Fact: California has some of the worst air pollution in all of North America. Add to this that population and vehicle miles traveled (VMT) have grown. There would seem a connection. Meanwhile, the California Environmental Protection Agency Air Resources Board (ARB) projects the growth in both population and VMT will continue.
From the ARB’s “California Almanac of Emissions and Air Quality – 2013 Edition,” data in Appendix C-1 shows both California population and total vehicle travel miles. For year 2010, state population is 37,309,382 people while average daily vehicle miles traveled (ADVMT) is 953,029,000. This compares to a state population in 1990 of 29,828,496 people and ADVMT of 655,348,000. Projections are such that by 2015, state population will swell to 38,801,063 and ADVMT will increase to 1,013,538,000, close to double the 1990 ADVMT.
Analysis: Based on year 1990 and 2010 comparisons, state population grew 25 percent in 20 years’ time while ADVMT had risen by more than 45 percent. This clearly shows that ADVMT outgrew population growth by a factor of almost 2 to 1 in the span of just two decades.
If you recall, in “Annual per-capita California driving 1.5 times the national average,” I noted there are 22 million licensed motorists statewide logging over 300 billion yearly miles, 15 billion gallons of gasoline being consumed in the process by 27.5 million light-duty trucks and autos.
As I pointed out also, per capita, California drivers are registering 13,636 miles per year.

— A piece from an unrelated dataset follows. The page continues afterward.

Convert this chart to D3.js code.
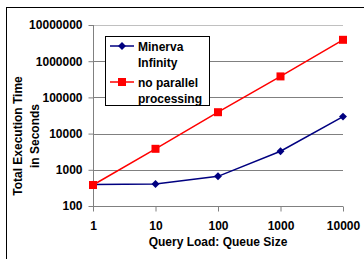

Assuming that holds steady and at an average per-person gasoline consumption amount of 681.81 gallons of gas and at an-average-miles-per-gallon rating of 20, at 1,013,538,000 average daily vehicle miles traveled, this would result in an average daily vehicle fuel consumption rate of 50,676,900 gallons. Over the entire year, this amounts to 18,497,068,500 gallons of fuel being consumed. Up from 15 billion gallons of fuel consumed, this represents a 23.3 percent increase.

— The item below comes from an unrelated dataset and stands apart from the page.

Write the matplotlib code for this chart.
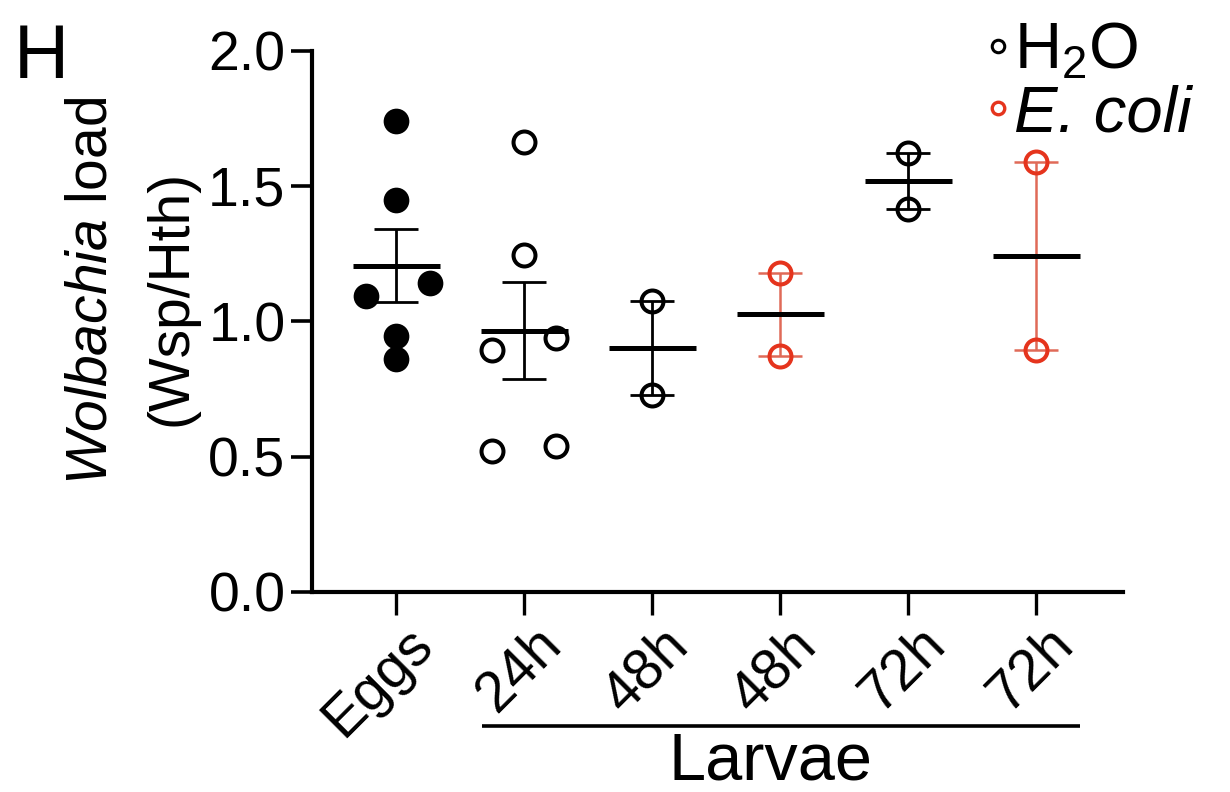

There is a mandate in place via the Global Warming Solutions Act of 2006 (Assembly Bill 32) and the Sustainable Communities and Climate Protection Act of 2008 (Senate Bill 375), to help California clean up its air act. At the same time, it is important to note that if vehicle mileage is going up, then motor vehicles must become cleaner burning and far more fuel efficient through the use of cleaner-burning fuels and/or through technological improvement, this coupled with increased numbers of zero emissions vehicles plying roadways and/or a significant shift in the way land and resources are used as it has to do with sustainability and/or a greater reliance on walking, biking and public transportation, that is, in order for those bills’ emissions targets to be met. Improvement progress needs to be ongoing.
As it relates, elaborating on the present and in terms of what could be on the horizon, the ARB in “Background Material: Almanac of Emissions and Air Quality 2013 Edition – Chapter 4 Regional Trends and Forecasts,” goes into far greater air-basin detail concerning the five named regions outlined in “Chapter 1: Introduction.”
Can we Californians continue to do what is necessary to effect further progress? We can. The other question is: Will we?